The key observation is that in a star graph, the center node must appear in every edge. Since there are n-1 edges, the center node is guaranteed to appear in both of the first two edges. Therefore, the center must be the node that is common to the first two edges. This insight allows us to determine the center in constant time and space, without scanning the entire graph.
| Approach | Time Complexity | Space Complexity | Notes |
|---|---|---|---|
| Brute Force | O(n) | O(n) | Count occurrences of each node in all edges |
| Optimal | O(1) | O(1) | Check the first two edges for the common node |
Algorithm Walkthrough
- Take the first edge,
[a, b]. - Take the second edge,
[c, d]. - Compare the nodes of the first edge with the nodes of the second edge:
- If
ais equal tocord, thenais the center. - Otherwise,
bmust be the center (since there is guaranteed to be exactly one center, it must appear in both edges).
- Return the identified center.
Why it works: In a star graph, the center node is connected to every other node. Therefore, it must appear in the first two edges. Comparing just these edges is sufficient to identify the center without scanning all edges.
Python Solution
from typing import List
class Solution:
def findCenter(self, edges: List[List[int]]) -> int:
a, b = edges[0]
c, d = edges[1]
if a == c or a == d:
return a
else:
return b
The Python solution starts by unpacking the first two edges. We then check which node appears in both edges. The first edge gives us candidates a and b, and the second edge gives nodes c and d. If a matches either c or d, it is the center. Otherwise, b must be the center. This implementation directly follows the optimal algorithm and runs in constant time.
Go Solution
func findCenter(edges [][]int) int {
a, b := edges[0][0], edges[0][1]
c, d := edges[1][0], edges[1][1]
if a == c || a == d {
return a
}
return b
}
The Go solution mirrors the Python approach. We extract the first two edges and check for the node common to both. Go requires explicit indexing into slices, but the logic is identical.
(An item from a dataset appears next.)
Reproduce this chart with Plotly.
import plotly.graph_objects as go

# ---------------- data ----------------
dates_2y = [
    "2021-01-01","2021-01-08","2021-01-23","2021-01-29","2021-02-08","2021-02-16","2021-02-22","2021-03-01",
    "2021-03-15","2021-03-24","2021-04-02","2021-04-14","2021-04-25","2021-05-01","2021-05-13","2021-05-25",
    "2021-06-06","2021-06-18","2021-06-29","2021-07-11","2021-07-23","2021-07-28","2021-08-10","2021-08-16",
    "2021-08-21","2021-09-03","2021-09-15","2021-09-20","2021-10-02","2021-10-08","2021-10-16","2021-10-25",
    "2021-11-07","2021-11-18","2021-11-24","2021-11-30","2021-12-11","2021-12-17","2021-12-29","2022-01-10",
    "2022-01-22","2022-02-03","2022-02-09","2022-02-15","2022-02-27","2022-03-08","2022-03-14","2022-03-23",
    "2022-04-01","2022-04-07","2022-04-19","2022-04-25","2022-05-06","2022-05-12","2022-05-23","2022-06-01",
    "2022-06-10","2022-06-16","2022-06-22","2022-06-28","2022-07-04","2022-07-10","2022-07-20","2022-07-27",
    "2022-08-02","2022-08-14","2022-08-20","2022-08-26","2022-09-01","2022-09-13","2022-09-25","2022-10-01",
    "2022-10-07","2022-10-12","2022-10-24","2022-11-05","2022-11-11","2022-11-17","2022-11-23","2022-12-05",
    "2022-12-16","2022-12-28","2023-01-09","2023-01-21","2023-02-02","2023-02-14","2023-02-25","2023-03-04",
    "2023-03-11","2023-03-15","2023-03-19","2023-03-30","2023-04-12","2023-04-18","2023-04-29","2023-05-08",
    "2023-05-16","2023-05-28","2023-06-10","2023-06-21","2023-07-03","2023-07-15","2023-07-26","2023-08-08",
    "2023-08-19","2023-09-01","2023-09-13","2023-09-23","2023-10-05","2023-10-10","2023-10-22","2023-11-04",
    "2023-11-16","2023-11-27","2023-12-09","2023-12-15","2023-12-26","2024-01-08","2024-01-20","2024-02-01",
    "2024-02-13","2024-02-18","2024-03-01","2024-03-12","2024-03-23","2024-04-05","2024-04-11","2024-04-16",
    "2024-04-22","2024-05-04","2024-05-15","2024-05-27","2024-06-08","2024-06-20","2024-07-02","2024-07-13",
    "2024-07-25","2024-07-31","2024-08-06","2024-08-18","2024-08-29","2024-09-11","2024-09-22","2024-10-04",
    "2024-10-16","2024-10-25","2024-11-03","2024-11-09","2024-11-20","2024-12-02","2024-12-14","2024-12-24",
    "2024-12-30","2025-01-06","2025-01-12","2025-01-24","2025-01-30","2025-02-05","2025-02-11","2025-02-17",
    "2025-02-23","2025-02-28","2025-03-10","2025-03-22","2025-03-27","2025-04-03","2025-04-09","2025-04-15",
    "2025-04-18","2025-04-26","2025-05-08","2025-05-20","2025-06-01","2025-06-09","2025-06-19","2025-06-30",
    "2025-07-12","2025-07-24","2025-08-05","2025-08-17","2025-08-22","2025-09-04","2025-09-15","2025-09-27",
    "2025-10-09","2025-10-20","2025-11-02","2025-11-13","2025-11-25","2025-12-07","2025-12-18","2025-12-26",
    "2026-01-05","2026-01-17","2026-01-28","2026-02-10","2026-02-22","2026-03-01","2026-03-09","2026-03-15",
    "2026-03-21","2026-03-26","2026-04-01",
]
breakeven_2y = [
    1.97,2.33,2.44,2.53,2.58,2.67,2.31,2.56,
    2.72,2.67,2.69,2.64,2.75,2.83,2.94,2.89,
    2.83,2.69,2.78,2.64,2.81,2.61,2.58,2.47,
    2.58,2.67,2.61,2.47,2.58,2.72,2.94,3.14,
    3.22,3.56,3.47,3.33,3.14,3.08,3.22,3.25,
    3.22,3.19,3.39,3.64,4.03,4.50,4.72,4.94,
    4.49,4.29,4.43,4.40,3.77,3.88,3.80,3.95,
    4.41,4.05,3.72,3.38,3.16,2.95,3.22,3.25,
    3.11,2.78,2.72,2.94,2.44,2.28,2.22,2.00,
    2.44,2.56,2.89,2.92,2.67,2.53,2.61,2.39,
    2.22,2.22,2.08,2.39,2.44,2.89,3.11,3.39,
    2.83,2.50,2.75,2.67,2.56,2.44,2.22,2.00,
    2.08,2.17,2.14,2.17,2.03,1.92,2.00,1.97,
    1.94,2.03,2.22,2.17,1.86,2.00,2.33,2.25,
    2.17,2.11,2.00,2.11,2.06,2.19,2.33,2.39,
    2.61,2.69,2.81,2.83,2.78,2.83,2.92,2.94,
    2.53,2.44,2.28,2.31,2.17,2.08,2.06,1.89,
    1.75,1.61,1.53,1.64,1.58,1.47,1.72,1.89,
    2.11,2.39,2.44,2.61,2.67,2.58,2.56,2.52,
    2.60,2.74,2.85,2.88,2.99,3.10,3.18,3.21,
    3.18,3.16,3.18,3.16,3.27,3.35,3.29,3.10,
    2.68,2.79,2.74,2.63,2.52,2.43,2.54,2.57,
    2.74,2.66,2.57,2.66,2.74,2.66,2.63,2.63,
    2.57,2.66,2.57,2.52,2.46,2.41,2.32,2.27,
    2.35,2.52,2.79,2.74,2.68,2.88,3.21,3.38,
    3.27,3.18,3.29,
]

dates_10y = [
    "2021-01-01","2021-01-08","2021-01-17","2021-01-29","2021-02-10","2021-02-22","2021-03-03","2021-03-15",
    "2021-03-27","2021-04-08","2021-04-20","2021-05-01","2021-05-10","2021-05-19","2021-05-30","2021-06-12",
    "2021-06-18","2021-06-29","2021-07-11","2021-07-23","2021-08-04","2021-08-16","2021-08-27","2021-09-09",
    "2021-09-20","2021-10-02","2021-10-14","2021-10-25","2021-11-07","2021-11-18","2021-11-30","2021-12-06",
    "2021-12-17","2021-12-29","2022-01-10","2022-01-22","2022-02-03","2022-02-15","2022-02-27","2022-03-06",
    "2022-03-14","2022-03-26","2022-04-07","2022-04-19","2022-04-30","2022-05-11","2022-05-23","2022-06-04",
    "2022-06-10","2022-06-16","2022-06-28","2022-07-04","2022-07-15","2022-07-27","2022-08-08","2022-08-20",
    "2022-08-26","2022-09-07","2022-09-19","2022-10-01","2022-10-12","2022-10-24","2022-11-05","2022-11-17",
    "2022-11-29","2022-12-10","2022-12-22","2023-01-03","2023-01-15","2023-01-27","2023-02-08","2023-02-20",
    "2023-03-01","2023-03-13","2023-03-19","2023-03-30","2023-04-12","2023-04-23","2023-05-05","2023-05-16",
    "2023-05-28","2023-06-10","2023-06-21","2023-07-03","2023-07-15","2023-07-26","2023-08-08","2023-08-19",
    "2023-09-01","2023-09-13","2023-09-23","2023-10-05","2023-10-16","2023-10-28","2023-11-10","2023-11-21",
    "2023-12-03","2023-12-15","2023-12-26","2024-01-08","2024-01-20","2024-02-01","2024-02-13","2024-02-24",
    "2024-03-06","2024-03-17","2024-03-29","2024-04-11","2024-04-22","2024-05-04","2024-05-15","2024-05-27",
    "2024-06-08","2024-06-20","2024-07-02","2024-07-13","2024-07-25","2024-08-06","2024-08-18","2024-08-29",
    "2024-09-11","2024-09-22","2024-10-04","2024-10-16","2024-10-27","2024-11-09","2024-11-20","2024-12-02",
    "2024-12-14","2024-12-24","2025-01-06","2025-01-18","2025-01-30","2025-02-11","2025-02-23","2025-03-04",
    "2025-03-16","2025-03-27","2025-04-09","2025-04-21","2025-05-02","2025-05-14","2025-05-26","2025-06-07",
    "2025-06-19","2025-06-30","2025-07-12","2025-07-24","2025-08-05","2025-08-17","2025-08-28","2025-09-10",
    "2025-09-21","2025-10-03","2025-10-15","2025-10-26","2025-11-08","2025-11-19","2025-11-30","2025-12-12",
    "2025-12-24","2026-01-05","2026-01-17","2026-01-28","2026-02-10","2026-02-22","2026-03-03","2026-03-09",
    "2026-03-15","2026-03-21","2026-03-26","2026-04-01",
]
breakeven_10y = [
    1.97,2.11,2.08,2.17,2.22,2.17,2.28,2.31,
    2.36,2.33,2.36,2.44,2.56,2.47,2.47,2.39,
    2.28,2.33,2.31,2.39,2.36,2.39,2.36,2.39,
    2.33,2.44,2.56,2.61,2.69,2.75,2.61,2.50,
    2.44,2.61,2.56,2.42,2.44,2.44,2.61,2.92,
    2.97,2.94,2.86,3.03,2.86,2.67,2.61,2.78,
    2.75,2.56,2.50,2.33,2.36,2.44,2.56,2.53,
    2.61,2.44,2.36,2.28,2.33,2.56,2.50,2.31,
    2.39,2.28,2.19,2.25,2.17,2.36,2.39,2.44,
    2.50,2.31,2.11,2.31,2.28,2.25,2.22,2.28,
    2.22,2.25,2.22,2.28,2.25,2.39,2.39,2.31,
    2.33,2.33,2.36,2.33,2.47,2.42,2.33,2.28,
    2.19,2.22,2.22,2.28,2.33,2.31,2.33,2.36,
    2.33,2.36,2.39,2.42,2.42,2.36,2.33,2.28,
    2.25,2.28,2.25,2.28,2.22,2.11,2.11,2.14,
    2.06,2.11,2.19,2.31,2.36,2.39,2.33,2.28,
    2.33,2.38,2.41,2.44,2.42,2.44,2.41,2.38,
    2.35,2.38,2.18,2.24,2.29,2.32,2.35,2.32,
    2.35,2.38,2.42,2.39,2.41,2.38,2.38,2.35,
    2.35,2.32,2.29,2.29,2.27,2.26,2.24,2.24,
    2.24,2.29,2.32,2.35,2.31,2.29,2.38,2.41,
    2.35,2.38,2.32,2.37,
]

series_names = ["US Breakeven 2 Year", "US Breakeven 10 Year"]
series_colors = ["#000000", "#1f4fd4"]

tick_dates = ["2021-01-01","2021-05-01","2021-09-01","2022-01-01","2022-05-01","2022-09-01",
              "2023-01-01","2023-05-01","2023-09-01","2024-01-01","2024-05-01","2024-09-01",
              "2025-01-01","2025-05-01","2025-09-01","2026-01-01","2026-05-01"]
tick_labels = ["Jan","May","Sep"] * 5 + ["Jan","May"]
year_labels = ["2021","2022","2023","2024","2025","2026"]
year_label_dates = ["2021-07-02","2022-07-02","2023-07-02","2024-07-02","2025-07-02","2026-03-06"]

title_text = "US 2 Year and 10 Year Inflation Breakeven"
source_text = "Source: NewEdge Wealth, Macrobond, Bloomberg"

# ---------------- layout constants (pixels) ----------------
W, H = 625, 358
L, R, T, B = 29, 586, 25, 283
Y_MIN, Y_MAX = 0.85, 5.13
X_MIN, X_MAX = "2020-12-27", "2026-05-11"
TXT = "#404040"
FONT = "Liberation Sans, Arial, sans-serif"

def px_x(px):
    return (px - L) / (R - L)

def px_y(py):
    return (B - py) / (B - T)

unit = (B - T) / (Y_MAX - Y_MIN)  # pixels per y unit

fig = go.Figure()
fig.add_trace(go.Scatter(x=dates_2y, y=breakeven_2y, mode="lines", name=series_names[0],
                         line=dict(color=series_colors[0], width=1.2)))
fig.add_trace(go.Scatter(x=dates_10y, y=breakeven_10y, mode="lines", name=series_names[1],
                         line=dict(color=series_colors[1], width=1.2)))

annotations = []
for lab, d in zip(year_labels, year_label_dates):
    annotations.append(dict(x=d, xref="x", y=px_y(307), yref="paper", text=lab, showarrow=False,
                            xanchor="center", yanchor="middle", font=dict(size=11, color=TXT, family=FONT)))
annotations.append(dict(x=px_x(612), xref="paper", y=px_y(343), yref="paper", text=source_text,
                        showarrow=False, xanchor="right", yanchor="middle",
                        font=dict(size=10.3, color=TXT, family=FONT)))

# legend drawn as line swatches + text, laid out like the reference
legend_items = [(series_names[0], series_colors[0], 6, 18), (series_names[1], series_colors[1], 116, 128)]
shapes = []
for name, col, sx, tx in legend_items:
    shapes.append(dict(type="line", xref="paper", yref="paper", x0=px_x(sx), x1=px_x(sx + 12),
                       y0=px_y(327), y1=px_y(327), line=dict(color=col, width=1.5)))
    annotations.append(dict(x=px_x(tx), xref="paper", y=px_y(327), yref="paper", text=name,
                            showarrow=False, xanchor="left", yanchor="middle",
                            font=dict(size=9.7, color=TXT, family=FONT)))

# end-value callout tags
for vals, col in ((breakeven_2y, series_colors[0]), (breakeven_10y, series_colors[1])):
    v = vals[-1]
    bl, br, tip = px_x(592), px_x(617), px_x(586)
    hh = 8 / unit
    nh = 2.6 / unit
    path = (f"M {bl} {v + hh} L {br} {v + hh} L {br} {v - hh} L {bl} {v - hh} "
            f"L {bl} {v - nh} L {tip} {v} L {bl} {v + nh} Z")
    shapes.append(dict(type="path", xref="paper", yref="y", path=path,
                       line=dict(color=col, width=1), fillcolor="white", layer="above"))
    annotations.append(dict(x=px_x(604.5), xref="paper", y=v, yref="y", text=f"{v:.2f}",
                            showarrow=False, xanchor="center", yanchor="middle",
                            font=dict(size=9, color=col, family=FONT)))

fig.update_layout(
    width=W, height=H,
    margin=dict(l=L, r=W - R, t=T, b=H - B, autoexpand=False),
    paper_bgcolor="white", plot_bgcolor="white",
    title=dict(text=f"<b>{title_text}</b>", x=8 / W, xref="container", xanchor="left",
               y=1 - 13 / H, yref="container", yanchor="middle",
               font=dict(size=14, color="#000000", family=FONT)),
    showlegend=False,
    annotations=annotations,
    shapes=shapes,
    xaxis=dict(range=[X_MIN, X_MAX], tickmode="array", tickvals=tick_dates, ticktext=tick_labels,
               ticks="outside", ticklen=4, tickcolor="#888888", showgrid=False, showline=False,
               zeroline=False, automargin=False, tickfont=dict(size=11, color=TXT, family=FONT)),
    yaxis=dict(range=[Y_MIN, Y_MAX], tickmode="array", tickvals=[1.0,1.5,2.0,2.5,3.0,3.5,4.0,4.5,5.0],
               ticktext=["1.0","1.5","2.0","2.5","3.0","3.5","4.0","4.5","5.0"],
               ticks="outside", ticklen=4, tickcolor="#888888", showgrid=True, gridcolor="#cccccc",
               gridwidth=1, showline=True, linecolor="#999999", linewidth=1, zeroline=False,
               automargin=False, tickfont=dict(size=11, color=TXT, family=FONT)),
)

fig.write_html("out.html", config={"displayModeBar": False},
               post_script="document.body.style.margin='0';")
There is no need for maps or additional storage, so space remains constant.
Worked Examples
Example 1: edges = [[1,2],[2,3],[4,2]]
| Step | Variables | Action |
|---|---|---|
| 1 | a=1, b=2 | First edge unpacked |
| 2 | c=2, d=3 | Second edge unpacked |
| 3 | Compare a with c,d | 1 != 2 and 1 != 3 → False |
| 4 | Return b | 2 is center |
Example 2: edges = [[1,2],[5,1],[1,3],[1,4]]
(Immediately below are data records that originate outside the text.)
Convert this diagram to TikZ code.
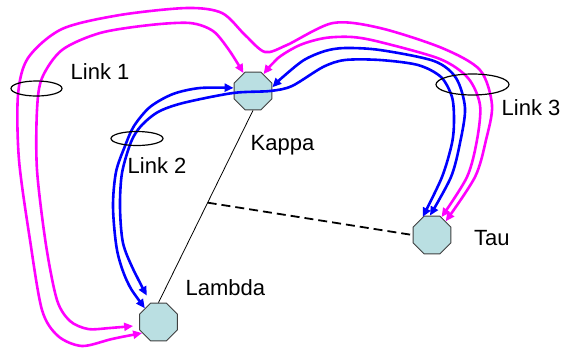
\documentclass[tikz,border=0pt]{standalone}
\usepackage{fontspec}
\setmainfont{Liberation Sans}
\usetikzlibrary{shapes.geometric,arrows.meta,calc}

\definecolor{routerfill}{RGB}{186,223,226}
\definecolor{pinklink}{RGB}{255,0,255}
\definecolor{bluelink}{RGB}{0,0,255}

\tikzset{
  router/.style={regular polygon, regular polygon sides=8, minimum size=41pt,
    inner sep=0pt, draw=black!75, line width=0.9pt, fill=routerfill},
  lbl/.style={anchor=base west, inner sep=0pt, font=\fontsize{22}{26}\selectfont},
  ring/.style={draw=black, line width=1.2pt},
  pinkpath/.style={draw=pinklink, line width=2.6pt, <->},
  bluepath/.style={draw=bluelink, line width=2.6pt, <->},
  >={Triangle[length=9pt,width=8pt]}
}

\begin{document}
\begin{tikzpicture}[x=1pt, y=-1pt]
              \useasboundingbox (0,0) rectangle (565,349);

              \node[router] (kappa)  at (253,91)    {};
              \node[router] (lambda) at (158.5,322) {};
              \node[router] (tau)    at (432,235)   {};

              \node[lbl] (kappalbl)  at (250.5,150) {Kappa};
              \node[lbl] (lambdalbl) at (185.5,295) {Lambda};
              \node[lbl] (taulbl)    at (474,245)   {Tau};
              \node[lbl] (link1)     at (70.5,79)   {Link 1};
              \node[lbl] (link2)     at (127.5,173) {Link 2};
              \node[lbl] (link3)     at (501.5,115) {Link 3};

              \draw [line width=0.8pt] (kappa.south) -- (lambda.north);
              \coordinate (mid) at ($(kappa.south)!0.48!(lambda.north)$);
              \draw [line width=1.8pt, dash pattern=on 9pt off 5pt] (mid) -- (tau.west);

              % magenta paths
              \draw[pinkpath] plot[smooth] coordinates {(lambda.214) (112,339) (82,346) (58,336) (42,310)
                (30,240) (19,160) (18,95) (28,58) (62,29) (120,15) (187,8) (222,13) (245,35) (265,52)
                (287,45) (333,23) (380,28) (442,48) (480,70) (492,105) (486,140) (475,177) (tau.45)};
              \draw[pinkpath, shorten <=6pt] plot[smooth] coordinates {(lambda.190) (110,328) (88,329) (70,321)
                (57,300) (46,245) (37,170) (37,110) (42,78) (62,50) (100,33) (150,25) (190,23) (213,31)
                (229,50) (kappa.118)};
              \draw[pinkpath] plot[smooth] coordinates {(kappa.58) (278,58) (300,45) (325,38) (352,37)
                (380,42) (440,59) (468,78) (480,105) (477,140) (467,177) (tau.62)};

              % blue paths
              \draw[bluepath] plot[smooth] coordinates {(lambda.135) (127,281) (117,250) (113,207) (116,172)
                (125,146) (134,126) (150,107) (173,94) (200,88) (kappa.171)};
              \draw[bluepath, shorten <=8pt] plot[smooth] coordinates {(lambda.112) (134,271) (123,243)
                (120,207) (122,173) (131,142) (141,126) (158,112) (183,103) (233,93) (270,91) (292,86)
                (323,67) (345,60) (380,60) (418,65) (441,77) (452,97) (454,120) (452,143) (442,177) (tau.117)};
              \draw[bluepath] plot[smooth] coordinates {(kappa.11) (284,76) (304,60) (325,51) (345,48)
                (380,50) (434,61) (456,78) (465,108) (460,143) (451,177) (tau.96)};

              \draw[ring] (36.5,88.5) ellipse [x radius=25.5, y radius=7.5];
              \draw[ring] (137,138.5) ellipse [x radius=26, y radius=7];
              \draw[ring] (472.5,84.5) ellipse [x radius=36.5, y radius=10.5];

          \end{tikzpicture}
\end{document}
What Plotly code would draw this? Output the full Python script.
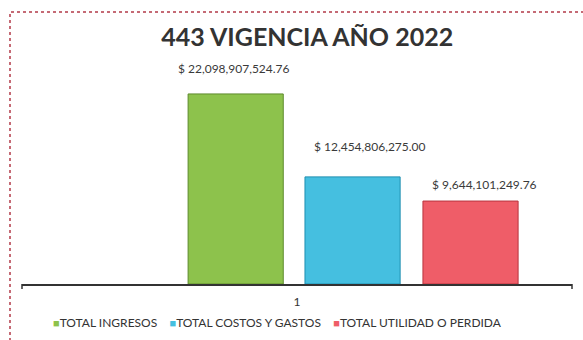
import plotly.graph_objects as go

# Chart data
categories = ["1"]
series_names = ["TOTAL INGRESOS", "TOTAL COSTOS Y GASTOS", "TOTAL UTILIDAD O PERDIDA"]
series_values = [22098907524.76, 12454806275.00, 9644101249.76]
title_text = "443 VIGENCIA AÑO 2022"

# Styling
colors = ["#8dc24c", "#45bfe0", "#ef5d68"]
edge_colors = ["#5d8a2c", "#1f8fb0", "#b8343e"]
bar_width = 0.173
bar_offsets = [-0.198, 0.0145, 0.229]
label_xshift = [-2, 17, 14]
label_yshift = [25, 30, 17]
FONT = "Lato, 'Open Sans', sans-serif"

fig = go.Figure()
for name, val, col, ecol, off in zip(series_names, series_values, colors, edge_colors, bar_offsets):
    fig.add_trace(go.Bar(
        name=name,
        x=[1],
        y=[val],
        width=bar_width,
        offset=off,
        marker=dict(color=col, line=dict(color=ecol, width=1)),
        hoverinfo="skip",
        showlegend=False,
    ))

# Value labels above the bars
for val, off, xs, ys in zip(series_values, bar_offsets, label_xshift, label_yshift):
    fig.add_annotation(
        x=1 + off + bar_width / 2, y=val, xref="x", yref="y",
        text=f"$ {val:,.2f}", showarrow=False,
        xanchor="center", yanchor="middle", xshift=xs, yshift=ys,
        font=dict(family=FONT, size=12, color="#3a3a3a"),
    )

W, H = 583, 340
ml, mr, mt, mb = 22, 11, 69, 56
pw, ph = W - ml - mr, H - mt - mb

def px_x(p):
    return (p - ml) / pw

def px_y(p):
    return (H - mb - p) / ph

# Compact legend row: small coloured squares followed by the series names
legend_text = "&nbsp;&nbsp;&nbsp;&nbsp;".join(
    f"<span style='color:{c};font-size:11px'>■</span>{n}"
    for n, c in zip(series_names, colors)
)
fig.add_annotation(
    x=px_x(277), y=px_y(322), xref="paper", yref="paper",
    text=legend_text, showarrow=False, xanchor="center", yanchor="middle",
    font=dict(family=FONT, size=12, color="#333333"),
)

shapes = [
    # dotted chart frame
    dict(type="rect", xref="paper", yref="paper",
         x0=px_x(10), x1=px_x(600), y0=px_y(360), y1=px_y(12),
         line=dict(color="#b23a48", width=1.5, dash="dot"), layer="below"),
    # end tick marks on the category axis
    dict(type="line", xref="paper", yref="paper", x0=0, x1=0,
         y0=0, y1=px_y(289), line=dict(color="#333333", width=1.5)),
    dict(type="line", xref="paper", yref="paper", x0=1, x1=1,
         y0=0, y1=px_y(289), line=dict(color="#333333", width=1.5)),
]

fig.update_layout(
    width=W, height=H,
    margin=dict(l=ml, r=mr, t=mt, b=mb),
    paper_bgcolor="white", plot_bgcolor="white",
    barmode="overlay",
    title=dict(text=f"<b>{title_text}</b>", x=0.527, xanchor="center",
               y=1 - 37 / H, yanchor="middle",
               font=dict(family=FONT, size=25, color="#333333")),
    xaxis=dict(range=[0.5, 1.5], tickmode="array", tickvals=[1], ticktext=categories,
               showline=True, linecolor="#333333", linewidth=1.5,
               showgrid=False, zeroline=False, ticks="", ticklabelstandoff=6,
               tickfont=dict(family=FONT, size=12, color="#333333")),
    yaxis=dict(range=[0, 25e9], visible=False, showgrid=False),
    shapes=shapes,
    showlegend=False,
)

fig.write_html("out.html")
| Step | Variables | Action |
|---|---|---|
| 1 | a=1, b=2 | First edge unpacked |
| 2 | c=5, d=1 | Second edge unpacked |
| 3 | Compare a with c,d | 1 == d → True |
| 4 | Return a | 1 is center |
Complexity Analysis
| Measure | Complexity | Explanation |
|---|---|---|
| Time | O(1) | Only the first two edges are checked; independent of n |
| Space | O(1) | Only a few variables are used; no extra storage needed |
Since the algorithm only inspects two edges and uses no extra memory, it achieves the optimal theoretical limits.
Test Cases
# test cases
assert Solution().findCenter([[1,2],[2,3],[4,2]]) == 2 # center in second edge
assert Solution().findCenter([[1,2],[5,1],[1,3],[1,4]]) == 1 # center in first and second edges
assert Solution().findCenter([[3,4],[4,2],[4,1]]) == 4 # center is middle node
assert Solution().findCenter([[1000,2],[3,1000],[1000,4]]) == 1000 # large node numbers
assert Solution().findCenter([[1,2],[2,3]]) == 2 # smallest valid n=3
| Test | Why |
|---|---|
| [[1,2],[2,3],[4,2]] | Center appears in second edge |
| [[1,2],[5,1],[1,3],[1,4]] | Center appears in first and second edges |
| [[3,4],[4,2],[4,1]] | Center is a node not in first position |
| [[1000,2],[3,1000],[1000,4]] | Tests large node values |
| [[1,2],[2,3]] | Tests smallest allowed graph, n=3 |
Edge Cases
One important edge case is when the center is the second node of the first edge. A naive solution that always picks the first node would fail, but our comparison with the second edge ensures correctness.
Another edge case is when node labels are very large or non-sequential. Since we do not rely on arrays indexed by node labels, only on equality checks, our solution handles arbitrary labels correctly.
A third edge case is the smallest possible star graph with n=3. The algorithm still works because the first two edges are sufficient to identify the center, even with the minimum number of nodes.